**CHALLENGE**
Set down, exactly as written, the lines from the top of the data to the line that holds "import plotly.graph_objects as go", and omit the pictures.

**PROVIDED DATA**

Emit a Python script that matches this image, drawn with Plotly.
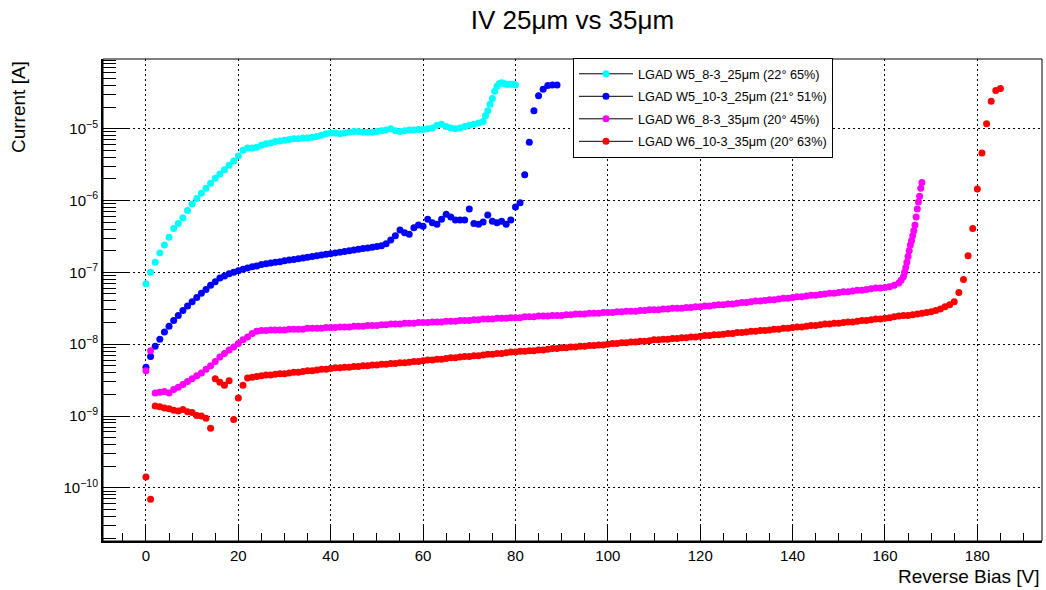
import plotly.graph_objects as go

# ---------------- data (reverse bias [V], current [A]) ----------------
V_w5_8 = list(range(0, 74)) + [73.5, 74, 74.5, 75, 75.5, 76, 76.5, 77, 77.5, 78, 78.5, 79, 79.5, 80]
I_w5_8 = [
    6.92e-8, 1.00e-7, 1.38e-7, 1.86e-7, 2.40e-7, 3.09e-7, 4.07e-7, 4.79e-7, 5.75e-7, 7.24e-7,
    8.91e-7, 1.07e-6, 1.26e-6, 1.48e-6, 1.74e-6, 2.04e-6, 2.34e-6, 2.69e-6, 3.09e-6, 3.55e-6,
    4.17e-6, 5.01e-6, 5.37e-6, 5.37e-6, 5.50e-6, 5.89e-6, 6.17e-6, 6.31e-6, 6.61e-6, 6.76e-6,
    6.92e-6, 7.08e-6, 7.24e-6, 7.24e-6, 7.41e-6, 7.41e-6, 7.59e-6, 7.76e-6, 8.13e-6, 8.51e-6,
    8.71e-6, 8.71e-6, 8.51e-6, 8.71e-6, 8.91e-6, 9.12e-6, 9.12e-6, 8.91e-6, 8.91e-6, 8.91e-6,
    9.12e-6, 9.33e-6, 9.55e-6, 1.00e-5, 9.33e-6, 9.12e-6, 9.33e-6, 9.55e-6, 9.55e-6, 9.77e-6,
    9.77e-6, 1.00e-5, 1.02e-5, 1.12e-5, 1.15e-5, 1.07e-5, 1.02e-5, 1.00e-5, 1.02e-5, 1.07e-5,
    1.12e-5, 1.15e-5, 1.20e-5, 1.26e-5,
    1.51e-5, 1.78e-5, 2.19e-5, 2.63e-5, 3.31e-5, 3.89e-5, 4.27e-5, 4.37e-5, 4.27e-5, 4.17e-5,
    4.17e-5, 4.17e-5, 4.17e-5, 4.07e-5,
]

V_w5_10 = list(range(0, 90))
I_w5_10 = [
    4.79e-9, 6.76e-9, 9.33e-9, 1.17e-8, 1.48e-8, 1.78e-8, 2.14e-8, 2.51e-8, 2.95e-8, 3.39e-8,
    3.89e-8, 4.47e-8, 5.13e-8, 5.75e-8, 6.61e-8, 7.41e-8, 8.32e-8, 8.91e-8, 9.55e-8, 1.00e-7,
    1.05e-7, 1.10e-7, 1.15e-7, 1.20e-7, 1.23e-7, 1.29e-7, 1.32e-7, 1.35e-7, 1.38e-7, 1.41e-7,
    1.45e-7, 1.48e-7, 1.51e-7, 1.55e-7, 1.58e-7, 1.62e-7, 1.66e-7, 1.70e-7, 1.74e-7, 1.78e-7,
    1.82e-7, 1.86e-7, 1.91e-7, 1.95e-7, 2.00e-7, 2.04e-7, 2.09e-7, 2.14e-7, 2.19e-7, 2.24e-7,
    2.29e-7, 2.34e-7, 2.51e-7, 2.82e-7, 3.24e-7, 3.89e-7, 3.55e-7, 3.39e-7, 4.17e-7, 4.57e-7,
    4.37e-7, 5.50e-7, 4.90e-7, 4.68e-7, 5.50e-7, 6.46e-7, 5.89e-7, 5.37e-7, 5.37e-7, 5.37e-7,
    7.59e-7, 4.79e-7, 4.68e-7, 5.01e-7, 6.31e-7, 5.13e-7, 4.90e-7, 5.13e-7, 4.68e-7, 5.37e-7,
    8.13e-7, 9.33e-7, 2.29e-6, 6.46e-6, 1.78e-5, 2.88e-5, 3.55e-5, 3.98e-5, 4.07e-5, 4.07e-5,
]

V_w6_8 = list(range(0, 164)) + [163.5, 164, 164.25, 164.5, 164.75, 165, 165.25, 165.5, 165.75,
                                 166, 166.25, 166.5, 166.75, 167, 167.25, 167.5, 167.75, 168]
I_w6_8 = [
    4.27e-9, 8.13e-9, 2.09e-9, 2.14e-9, 2.19e-9, 2.09e-9, 2.34e-9, 2.51e-9, 2.75e-9, 3.02e-9,
    3.31e-9, 3.63e-9, 3.98e-9, 4.47e-9, 5.01e-9, 5.75e-9, 6.61e-9, 7.41e-9, 8.32e-9, 9.12e-9,
    1.02e-8, 1.15e-8, 1.26e-8, 1.41e-8, 1.51e-8, 1.55e-8, 1.55e-8, 1.58e-8, 1.58e-8, 1.58e-8,
    1.58e-8, 1.62e-8, 1.62e-8, 1.62e-8, 1.62e-8, 1.66e-8, 1.66e-8, 1.66e-8, 1.66e-8, 1.70e-8,
    1.70e-8, 1.70e-8, 1.74e-8, 1.74e-8, 1.74e-8, 1.78e-8, 1.78e-8, 1.78e-8, 1.82e-8, 1.82e-8,
    1.82e-8, 1.86e-8, 1.86e-8, 1.91e-8, 1.91e-8, 1.91e-8, 1.95e-8, 1.95e-8, 1.95e-8, 2.00e-8,
    2.00e-8, 2.00e-8, 2.04e-8, 2.04e-8, 2.04e-8, 2.09e-8, 2.09e-8, 2.09e-8, 2.14e-8, 2.14e-8,
    2.14e-8, 2.19e-8, 2.19e-8, 2.24e-8, 2.24e-8, 2.24e-8, 2.29e-8, 2.29e-8, 2.29e-8, 2.34e-8,
    2.34e-8, 2.34e-8, 2.40e-8, 2.40e-8, 2.40e-8, 2.46e-8, 2.46e-8, 2.46e-8, 2.51e-8, 2.51e-8,
    2.51e-8, 2.57e-8, 2.57e-8, 2.63e-8, 2.63e-8, 2.63e-8, 2.69e-8, 2.69e-8, 2.69e-8, 2.75e-8,
    2.75e-8, 2.75e-8, 2.82e-8, 2.82e-8, 2.88e-8, 2.88e-8, 2.88e-8, 2.95e-8, 2.95e-8, 3.02e-8,
    3.02e-8, 3.02e-8, 3.09e-8, 3.09e-8, 3.16e-8, 3.16e-8, 3.16e-8, 3.24e-8, 3.24e-8, 3.31e-8,
    3.31e-8, 3.39e-8, 3.39e-8, 3.47e-8, 3.55e-8, 3.55e-8, 3.63e-8, 3.63e-8, 3.72e-8, 3.80e-8,
    3.80e-8, 3.89e-8, 3.98e-8, 3.98e-8, 4.07e-8, 4.17e-8, 4.17e-8, 4.27e-8, 4.37e-8, 4.37e-8,
    4.47e-8, 4.57e-8, 4.57e-8, 4.68e-8, 4.79e-8, 4.79e-8, 4.90e-8, 5.01e-8, 5.13e-8, 5.13e-8,
    5.25e-8, 5.37e-8, 5.37e-8, 5.50e-8, 5.62e-8, 5.62e-8, 5.75e-8, 5.89e-8, 6.03e-8, 6.03e-8,
    6.17e-8, 6.31e-8, 6.61e-8, 7.08e-8,
    7.76e-8, 8.71e-8, 1.00e-7, 1.17e-7, 1.38e-7, 1.66e-7, 2.00e-7, 2.40e-7, 2.75e-7,
    3.24e-7, 3.80e-7, 4.57e-7, 5.89e-7, 7.59e-7, 9.55e-7, 1.15e-6, 1.48e-6, 1.78e-6,
]

V_w6_10 = list(range(0, 186))
I_w6_10 = [
    1.41e-10, 6.92e-11, 1.38e-9, 1.35e-9, 1.29e-9, 1.26e-9, 1.20e-9, 1.17e-9, 1.23e-9, 1.15e-9,
    1.12e-9, 1.02e-9, 1.00e-9, 9.33e-10, 6.76e-10, 3.31e-9, 2.95e-9, 2.69e-9, 3.09e-9, 8.91e-10,
    1.78e-9, 2.69e-9, 3.39e-9, 3.47e-9, 3.55e-9, 3.63e-9, 3.72e-9, 3.72e-9, 3.80e-9, 3.89e-9,
    3.89e-9, 3.98e-9, 4.07e-9, 4.07e-9, 4.17e-9, 4.27e-9, 4.27e-9, 4.37e-9, 4.47e-9, 4.47e-9,
    4.57e-9, 4.68e-9, 4.68e-9, 4.79e-9, 4.79e-9, 4.90e-9, 4.90e-9, 5.01e-9, 5.01e-9, 5.13e-9,
    5.13e-9, 5.25e-9, 5.25e-9, 5.37e-9, 5.37e-9, 5.50e-9, 5.50e-9, 5.62e-9, 5.75e-9, 5.75e-9,
    5.89e-9, 6.03e-9, 6.03e-9, 6.17e-9, 6.17e-9, 6.31e-9, 6.46e-9, 6.46e-9, 6.61e-9, 6.76e-9,
    6.76e-9, 6.92e-9, 6.92e-9, 7.08e-9, 7.24e-9, 7.24e-9, 7.41e-9, 7.41e-9, 7.59e-9, 7.76e-9,
    7.76e-9, 7.94e-9, 7.94e-9, 8.13e-9, 8.13e-9, 8.32e-9, 8.32e-9, 8.51e-9, 8.71e-9, 8.71e-9,
    8.91e-9, 8.91e-9, 9.12e-9, 9.12e-9, 9.33e-9, 9.33e-9, 9.55e-9, 9.55e-9, 9.77e-9, 9.77e-9,
    1.00e-8, 1.02e-8, 1.02e-8, 1.05e-8, 1.05e-8, 1.07e-8, 1.07e-8, 1.10e-8, 1.10e-8, 1.12e-8,
    1.15e-8, 1.15e-8, 1.17e-8, 1.17e-8, 1.20e-8, 1.20e-8, 1.23e-8, 1.23e-8, 1.26e-8, 1.26e-8,
    1.29e-8, 1.32e-8, 1.32e-8, 1.35e-8, 1.35e-8, 1.38e-8, 1.41e-8, 1.41e-8, 1.45e-8, 1.45e-8,
    1.48e-8, 1.51e-8, 1.51e-8, 1.55e-8, 1.55e-8, 1.58e-8, 1.62e-8, 1.62e-8, 1.66e-8, 1.66e-8,
    1.70e-8, 1.74e-8, 1.74e-8, 1.78e-8, 1.82e-8, 1.82e-8, 1.86e-8, 1.91e-8, 1.91e-8, 1.95e-8,
    1.95e-8, 2.00e-8, 2.04e-8, 2.04e-8, 2.09e-8, 2.14e-8, 2.14e-8, 2.19e-8, 2.24e-8, 2.24e-8,
    2.29e-8, 2.34e-8, 2.40e-8, 2.46e-8, 2.51e-8, 2.51e-8, 2.57e-8, 2.63e-8, 2.69e-8, 2.75e-8,
    2.82e-8, 2.95e-8, 3.09e-8, 3.31e-8, 3.55e-8, 3.89e-8, 5.25e-8, 7.94e-8, 1.70e-7, 4.07e-7,
    1.45e-6, 4.57e-6, 1.17e-5, 2.40e-5, 3.39e-5, 3.63e-5,
]

series_names = [
    "LGAD W5_8-3_25μm (22° 65%)",
    "LGAD W5_10-3_25μm (21° 51%)",
    "LGAD W6_8-3_35μm (20° 45%)",
    "LGAD W6_10-3_35μm (20° 63%)",
]
series_colors = ["#00FFFF", "#0000FF", "#FF00FF", "#FF0000"]
series_x = [V_w5_8, V_w5_10, V_w6_8, V_w6_10]
series_y = [I_w5_8, I_w5_10, I_w6_8, I_w6_10]

# tick positions of the log current axis
y_major_ticks = [1e-10, 1e-9, 1e-8, 1e-7, 1e-6, 1e-5]
y_major_text = ["10<sup>−10</sup>", "10<sup>−9</sup>", "10<sup>−8</sup>",
                "10<sup>−7</sup>", "10<sup>−6</sup>", "10<sup>−5</sup>"]
y_minor_ticks = [m * 10.0 ** e for e in range(-11, -3) for m in (2, 3, 4, 5, 6, 7, 8, 9)]

FONT = "Liberation Sans, Arial, Helvetica, sans-serif"
Y_RANGE = [-10.74, -4.03]

fig = go.Figure()
for name, col, xs, ys in zip(series_names, series_colors, series_x, series_y):
    assert len(xs) == len(ys), name
    fig.add_trace(go.Scatter(
        x=xs, y=ys, mode="markers", showlegend=False, hoverinfo="x+y",
        marker=dict(symbol="circle", size=7, color=col, line=dict(width=0)),
    ))
# legend entries (ROOT style: black line with coloured marker), placed on the overlay axis
for i, (name, col) in enumerate(zip(series_names, series_colors)):
    fig.add_trace(go.Scatter(
        x=[None], y=[None], mode="lines+markers", name=name, yaxis="y2",
        legendgroup=f"g{i}",
        line=dict(color="black", width=1),
        marker=dict(symbol="circle", size=7, color=col),
    ))

fig.update_layout(
    width=1046, height=590,
    margin=dict(l=103, r=4, t=59, b=49),
    paper_bgcolor="white", plot_bgcolor="white",
    font=dict(family=FONT, color="black"),
    title=dict(text="IV 25μm vs 35μm", x=0.5, xref="paper", xanchor="center",
               y=1 - 20 / 590, yref="container", yanchor="middle",
               font=dict(family=FONT, size=26, color="black")),
    legend=dict(x=0.5005, y=1.002, xanchor="left", yanchor="top",
                bgcolor="white", bordercolor="black", borderwidth=1,
                font=dict(family=FONT, size=12.7, color="black"),
                itemwidth=54, tracegroupgap=3, traceorder="grouped"),
    showlegend=True,
)

fig.update_layout(
    xaxis=dict(
        range=[-9.3, 194.0], tick0=0, dtick=20, ticks="inside", ticklen=16, tickwidth=1,
        tickcolor="black", showline=True, linecolor="black", linewidth=2, mirror=False,
        showgrid=True, gridcolor="black", gridwidth=1, griddash="2px,3px",
        zeroline=False, tickfont=dict(family=FONT, size=15, color="black"),
        minor=dict(ticks="inside", ticklen=8, dtick=5, tick0=0, tickcolor="black",
                   showgrid=False),
    ),
    yaxis=dict(
        type="log", range=Y_RANGE, tickmode="array", tickvals=y_major_ticks,
        ticktext=y_major_text,
        ticks="inside", ticklen=27, tickwidth=1, tickcolor="black",
        showline=True, linecolor="black", linewidth=2, mirror=False,
        showgrid=True, gridcolor="black", gridwidth=1, griddash="2px,3px",
        zeroline=False, tickfont=dict(family=FONT, size=15, color="black"),
    ),
    yaxis2=dict(
        type="log", range=Y_RANGE, overlaying="y", side="left", anchor="x",
        tickmode="array", tickvals=y_minor_ticks, ticks="inside", ticklen=13,
        tickwidth=1, tickcolor="black", showticklabels=False, showgrid=False,
        showline=False, zeroline=False,
    ),
)

# frame
fig.add_shape(type="rect", xref="paper", yref="paper", x0=0, y0=0, x1=1, y1=1,
              line=dict(color="black", width=1), layer="above")

# axis titles (ROOT style: aligned to the axis end)
fig.add_annotation(text="Current [A]", xref="paper", yref="paper",
                   x=(18 - 103) / 939, y=1.0, xanchor="center", yanchor="top",
                   textangle=-90, showarrow=False,
                   font=dict(family=FONT, size=19, color="black"))
fig.add_annotation(text="Reverse Bias [V]", xref="paper", yref="paper",
                   x=1.0, y=(541 - 576) / 482, xanchor="right", yanchor="middle",
                   showarrow=False, font=dict(family=FONT, size=19, color="black"))

fig.write_html("out.html")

**TASK RESULT**
Emit a Python script that matches this image, drawn with Plotly.
import plotly.graph_objects as go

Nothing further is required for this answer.